Lasers used in nightclubs could damage dancers' sight, researchers have warned.
The National Radiological Protection Board said the beams used were strong enough to cause serious injuries.
It said the cost of laser equipment has fallen significantly, allowing smaller clubs and discos to use them.
The NPRB said such products often came with inadequate safety information and were use by people with no experience of laser safety.
The NRPB will issue its warning at the Health Protection Agency conference in Warwick on Monday.
Laser beams are usually moved around under programme control using a pair of small mirrors and can be made visible in the air by using smoke, fog or light rain.

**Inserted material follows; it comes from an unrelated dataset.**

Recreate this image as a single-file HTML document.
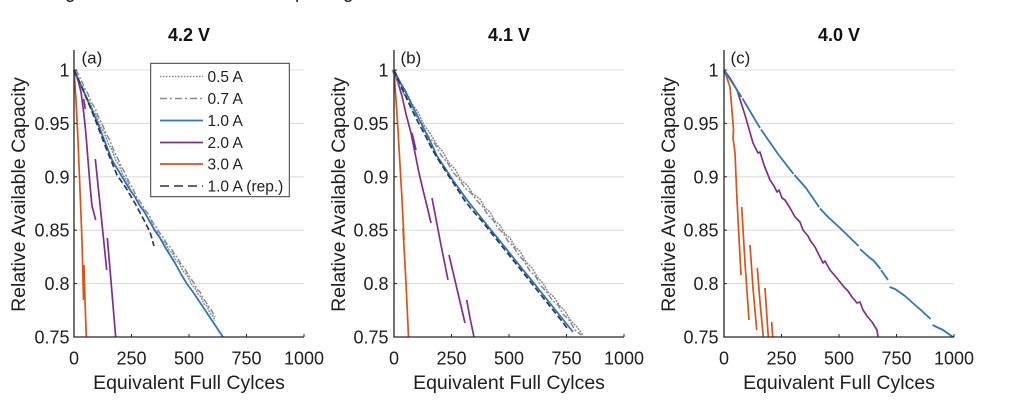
<!DOCTYPE html>
<html>
<head>
<meta charset="utf-8">
<style>
html,body{margin:0;padding:0;background:#fff;}
svg{display:block;}
text{font-family:"Liberation Sans",Arial,sans-serif;fill:#1e1e1e;}
.tk{font-size:18px;}
.lab{font-size:19.5px;}
.ttl{font-size:18px;font-weight:bold;fill:#111;}
.pl{font-size:17px;}
.lg{font-size:15.5px;}
.grid{stroke:#dcdcdc;stroke-width:1.1;}
.ax{stroke:#262626;stroke-width:1.3;fill:none;}
.b{stroke:#2f74bd;stroke-width:1.8;fill:none;stroke-linejoin:round;}
.p{stroke:#7e2f8e;stroke-width:1.7;fill:none;stroke-linejoin:round;}
.o{stroke:#d95319;stroke-width:1.7;fill:none;stroke-linejoin:round;}
.g1{stroke:#8a8a8a;stroke-width:1.5;fill:none;stroke-dasharray:2 1;}
.g2{stroke:#8a8a8a;stroke-width:1.5;fill:none;stroke-dasharray:6 2 2 2;}
.k{stroke:#303848;stroke-width:1.7;fill:none;stroke-dasharray:6 3;}
</style>
</head>
<body>
<svg width="1024" height="404" viewBox="0 0 1024 404" xmlns="http://www.w3.org/2000/svg">
<rect width="1024" height="404" fill="#fff"/>
<text x="65" y="-2" style="font-size:19px">g</text>
<text x="295" y="-2" style="font-size:19px">p</text>
<text x="343" y="-2" style="font-size:19px">g</text>

<!-- ================= PANEL A ================= -->
<g>
<line class="grid" x1="74" y1="70" x2="304" y2="70"/>
<line class="grid" x1="74" y1="123.4" x2="304" y2="123.4"/>
<line class="grid" x1="74" y1="176.8" x2="304" y2="176.8"/>
<line class="grid" x1="74" y1="230.2" x2="304" y2="230.2"/>
<line class="grid" x1="74" y1="283.6" x2="304" y2="283.6"/>
<polyline class="o" points="74,70 76,100 78,140 80,190 82,240 83.5,300"/>
<polyline class="o" points="84,265 85,300 86.3,337"/>
<polyline class="p" points="74,70 78,80 81,92 84,115 86,135 88,160 90,185 92,206 95.7,220"/>
<polyline class="p" points="83.7,99 85.3,109"/>
<polyline class="p" points="95.3,159 101,214 106.7,270"/>
<polyline class="p" points="107.3,238 111.5,287 115.7,337"/>
<polyline class="g1" points="74,70 77,76 80,84 83,88 86,96 89,101 93,110 96,115 100,126 104,132 108,143 112,150 116,161 119,165 123,175 127,181 131,191 135,197 139,205 143,209 147,217 151,222 155,230 157,231 161,239 165,243 169,250 173,254 175,259 179,263 183,271 187,275 192,285 195,288 198,294 201,297 204,304 207,306 210,313 213,316 215,321"/>
<polyline class="g2" transform="translate(2,-1)" points="74,71 77,77 80,83 83,90 86,95 89,103 93,109 96,117 100,125 104,134 108,142 112,152 116,160 119,167 123,174 127,183 131,190 135,199 139,204 143,211 147,216 151,224 155,229 157,233 161,238 165,245 169,249 173,256 175,258 179,265 183,270 187,277 192,284 195,290 198,293 201,299 204,303 207,308 210,312 213,318"/>
<polyline class="b" points="74,70 80,83 86,97 92,110 98,124 105,142 112,160 121,175 130,190 135,197 140,206 145,213 150,222 155,231 160,238 165,247 170,255 175,263 181,274 187,284 193,292 199,301 205,310 211,319 217,328 223,337"/>
<polyline class="k" points="74,70 84,92 95,119 106,148 117,175 126,188 136,205 145,222 150,232 154,246"/>
<line class="ax" x1="74" y1="50" x2="74" y2="337.5"/>
<line class="ax" x1="73.4" y1="337" x2="304" y2="337"/>
<g stroke="#262626" stroke-width="1">
<line x1="131.5" y1="337" x2="131.5" y2="334"/>
<line x1="189" y1="337" x2="189" y2="334"/>
<line x1="246.5" y1="337" x2="246.5" y2="334"/>
<line x1="304" y1="337" x2="304" y2="334"/>
<line x1="74" y1="70" x2="77" y2="70"/>
<line x1="74" y1="123.4" x2="77" y2="123.4"/>
<line x1="74" y1="176.8" x2="77" y2="176.8"/>
<line x1="74" y1="230.2" x2="77" y2="230.2"/>
<line x1="74" y1="283.6" x2="77" y2="283.6"/>
</g>
<g text-anchor="end">
<text class="tk" x="69.5" y="76.5">1</text>
<text class="tk" x="69.5" y="129.9">0.95</text>
<text class="tk" x="69.5" y="183.3">0.9</text>
<text class="tk" x="69.5" y="236.7">0.85</text>
<text class="tk" x="69.5" y="290.1">0.8</text>
<text class="tk" x="69.5" y="343.5">0.75</text>
</g>
<g text-anchor="middle">
<text class="tk" x="74" y="364.5">0</text>
<text class="tk" x="131.5" y="364.5">250</text>
<text class="tk" x="189" y="364.5">500</text>
<text class="tk" x="246.5" y="364.5">750</text>
<text class="tk" x="304" y="364.5">1000</text>
<text class="lab" x="189" y="389">Equivalent Full Cylces</text>
<text class="ttl" x="189" y="41">4.2 V</text>
<text class="lab" transform="translate(25,194.5) rotate(-90)">Relative Available Capacity</text>
</g>
<text class="pl" x="81.5" y="63.5">(a)</text>
<rect x="150.7" y="63.3" width="138.6" height="133.4" fill="#fff" stroke="#3a3a3a" stroke-width="1"/>
<line x1="160" y1="76.5" x2="203" y2="76.5" stroke="#8a8a8a" stroke-width="1.5" stroke-dasharray="1.5 1.5"/>
<line x1="160" y1="98.5" x2="203" y2="98.5" stroke="#8a8a8a" stroke-width="1.5" stroke-dasharray="7 3 2 3"/>
<line x1="160" y1="120.5" x2="203" y2="120.5" stroke="#2f74bd" stroke-width="1.7"/>
<line x1="160" y1="142.5" x2="203" y2="142.5" stroke="#7e2f8e" stroke-width="1.7"/>
<line x1="160" y1="164" x2="203" y2="164" stroke="#d95319" stroke-width="1.7"/>
<line x1="160" y1="186" x2="203" y2="186" stroke="#303030" stroke-width="1.6" stroke-dasharray="9 5"/>
<text class="lg" x="207.5" y="82">0.5 A</text>
<text class="lg" x="207.5" y="104">0.7 A</text>
<text class="lg" x="207.5" y="126">1.0 A</text>
<text class="lg" x="207.5" y="148">2.0 A</text>
<text class="lg" x="207.5" y="169.5">3.0 A</text>
<text class="lg" x="207.5" y="191.5">1.0 A (rep.)</text>
</g>

<!-- ================= PANEL B ================= -->
<g>
<line class="grid" x1="394" y1="70" x2="624" y2="70"/>
<line class="grid" x1="394" y1="123.4" x2="624" y2="123.4"/>
<line class="grid" x1="394" y1="176.8" x2="624" y2="176.8"/>
<line class="grid" x1="394" y1="230.2" x2="624" y2="230.2"/>
<line class="grid" x1="394" y1="283.6" x2="624" y2="283.6"/>
<polyline class="o" points="394,70 396,100 398,130 400,165 402,199 404,240"/>
<polyline class="o" points="403,228 406,283 408.5,337"/>
<polyline class="p" points="394,70 398,83 402,96 406,114 411,133 415,153 419,173 423,190 427,206 431,223"/>
<polyline class="p" points="412,133 416,150"/>
<polyline class="p" points="432,198 440,240 448,280"/>
<polyline class="p" points="449,255 457,289 465,323"/>
<polyline class="p" points="466.7,300 470,318 474,337"/>
<polyline class="g1" points="394,70 400,82 406,91 412,104 418,112 424,125 430,133 437,145 443,152 449,163 455,169 461,180 467,185 473,194 480,199 485,208 490,212 495,221 500,225 505,234 510,238 515,247 520,251 526,262 532,268 538,278 543,283 548,292 554,297 560,306 565,311 571,321 577,327 583,335"/>
<polyline class="g2" transform="translate(-2,1)" points="394,69 400,81 406,93 412,102 418,114 424,123 430,135 437,143 443,154 449,161 455,171 461,178 467,187 473,192 480,201 485,206 490,214 495,219 500,227 505,232 510,240 515,245 520,253 526,260 532,270 538,276 543,285 548,290 554,299 560,304 565,313 571,319 577,329 583,334"/>
<polyline class="b" points="394,70 399,80 404,89 409,99 414,109 420,121 426,133 432,145 437,156 445,168 452,179 460,190 467,200 475,210 483,220 491,230 500,241 508,251 516,261 524,271 533,282 541,292 549,302 557,312 565,322 573,332"/>
<polyline class="k" points="394,70 400,84 406,97 412,110 418,122 424,133 430,145 436,156 443,167 450,178 458,190 465,201 473,211 481,220 489,230 497,240 505,250 513,260 521,270 529,280 537,290 545,300 553,310 561,320 567,328"/>
<line class="ax" x1="394" y1="50" x2="394" y2="337.5"/>
<line class="ax" x1="393.4" y1="337" x2="624" y2="337"/>
<g stroke="#262626" stroke-width="1">
<line x1="451.5" y1="337" x2="451.5" y2="334"/>
<line x1="509" y1="337" x2="509" y2="334"/>
<line x1="566.5" y1="337" x2="566.5" y2="334"/>
<line x1="624" y1="337" x2="624" y2="334"/>
<line x1="394" y1="70" x2="397" y2="70"/>
<line x1="394" y1="123.4" x2="397" y2="123.4"/>
<line x1="394" y1="176.8" x2="397" y2="176.8"/>
<line x1="394" y1="230.2" x2="397" y2="230.2"/>
<line x1="394" y1="283.6" x2="397" y2="283.6"/>
</g>
<g text-anchor="end">
<text class="tk" x="388.5" y="76.5">1</text>
<text class="tk" x="388.5" y="129.9">0.95</text>
<text class="tk" x="388.5" y="183.3">0.9</text>
<text class="tk" x="388.5" y="236.7">0.85</text>
<text class="tk" x="388.5" y="290.1">0.8</text>
<text class="tk" x="388.5" y="343.5">0.75</text>
</g>
<g text-anchor="middle">
<text class="tk" x="394" y="364.5">0</text>
<text class="tk" x="451.5" y="364.5">250</text>
<text class="tk" x="509" y="364.5">500</text>
<text class="tk" x="566.5" y="364.5">750</text>
<text class="tk" x="624" y="364.5">1000</text>
<text class="lab" x="509" y="389">Equivalent Full Cylces</text>
<text class="ttl" x="509" y="41">4.1 V</text>
<text class="lab" transform="translate(345,194.5) rotate(-90)">Relative Available Capacity</text>
</g>
<text class="pl" x="400.5" y="63.5">(b)</text>
</g>

<!-- ================= PANEL C ================= -->
<g>
<line class="grid" x1="724" y1="70" x2="954" y2="70"/>
<line class="grid" x1="724" y1="123.4" x2="954" y2="123.4"/>
<line class="grid" x1="724" y1="176.8" x2="954" y2="176.8"/>
<line class="grid" x1="724" y1="230.2" x2="954" y2="230.2"/>
<line class="grid" x1="724" y1="283.6" x2="954" y2="283.6"/>
<polyline class="o" points="724,70 727,78 730,87 731.5,105 733,123 733.5,130 733,138 734,145 735,153 737,200 739,238 741,275"/>
<polyline class="o" points="741.7,207 745,263 749,320"/>
<polyline class="o" points="750,245 753,288 756.7,330"/>
<polyline class="o" points="757.3,268 760,302 763.3,337"/>
<polyline class="o" points="765,288 768.3,337"/>
<polyline class="o" points="771.7,322 772.7,337"/>
<polyline class="p" points="724,70 730,78 737,90 745,115 753,143 756,149 758,153 760,152 764,165 770,180 774,186 777,192 779,190 782,198 785,200 790,208 795,217 800,222 803,230 808,236 810,240 815,247 819,255 823,263 825,261 830,270 836,277 840,282 844,287 848,291 852,297 857,303 860,302 863,310 867,316 872,322 877,330 878,337"/>
<polyline class="b" points="724,70 741.5,97"/>
<polyline class="b" points="742.5,98.5 760,128"/>
<polyline class="b" points="761,129.5 778,154 793.5,174"/>
<polyline class="b" points="794.5,175 806,188 819,207"/>
<polyline class="b" points="820,208.5 827,216 840,228 858.5,246"/>
<polyline class="b" points="860,249 870,258 874,261 880.5,269"/>
<polyline class="b" points="881,270 888,280"/>
<polyline class="b" points="889.5,287 895,289 905,296 915,305 922,311 930.5,319"/>
<polyline class="b" points="932.5,325 943,330 953,337"/>
<line class="ax" x1="724" y1="50" x2="724" y2="337.5"/>
<line class="ax" x1="723.4" y1="337" x2="954" y2="337"/>
<g stroke="#262626" stroke-width="1">
<line x1="781.5" y1="337" x2="781.5" y2="334"/>
<line x1="839" y1="337" x2="839" y2="334"/>
<line x1="896.5" y1="337" x2="896.5" y2="334"/>
<line x1="954" y1="337" x2="954" y2="334"/>
<line x1="724" y1="70" x2="727" y2="70"/>
<line x1="724" y1="123.4" x2="727" y2="123.4"/>
<line x1="724" y1="176.8" x2="727" y2="176.8"/>
<line x1="724" y1="230.2" x2="727" y2="230.2"/>
<line x1="724" y1="283.6" x2="727" y2="283.6"/>
</g>
<g text-anchor="end">
<text class="tk" x="718.5" y="76.5">1</text>
<text class="tk" x="718.5" y="129.9">0.95</text>
<text class="tk" x="718.5" y="183.3">0.9</text>
<text class="tk" x="718.5" y="236.7">0.85</text>
<text class="tk" x="718.5" y="290.1">0.8</text>
<text class="tk" x="718.5" y="343.5">0.75</text>
</g>
<g text-anchor="middle">
<text class="tk" x="724" y="364.5">0</text>
<text class="tk" x="781.5" y="364.5">250</text>
<text class="tk" x="839" y="364.5">500</text>
<text class="tk" x="896.5" y="364.5">750</text>
<text class="tk" x="954" y="364.5">1000</text>
<text class="lab" x="839" y="389">Equivalent Full Cylces</text>
<text class="ttl" x="839" y="41">4.0 V</text>
<text class="lab" transform="translate(675,194.5) rotate(-90)">Relative Available Capacity</text>
</g>
<text class="pl" x="730.5" y="63.5">(c)</text>
</g>
</svg>
</body>
</html>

The beams are often directed towards the audience, but it said there were health risks when they were projected straight at people's faces.
Most of the lasers used in entertainment displays are Class 3B or Class 4, strong enough to cause damage.
But even when the beam is not so intense, they can still dazzle, scientists warn.
The NRPB's Dr John O'Hagan will tell the conference: "Lasers have been used in the entertainment industry for about 30 years to support live and recorded music.
"But whereas historically the equipment needed to put on these displays was large, expensive and complex, we are now seeing compact, self-contained units being sold to people who have no experience of laser technology or, in particular, laser safety."
He added: "There are safety issues that need to be addressed by companies to ensure that the public are not at risk of injury.
Dr O'Hagan will warn people can often buy laser display products aimed at the small discos or nightclubs for home use.
He said: "These products often fail to comply with internationally agreed laser safety standards and are rarely supplied with adequate safety information for the user.
"The National Radiological Protection Board has developed systems for assessing laser displays to assist suppliers, operators and enforcing authorities."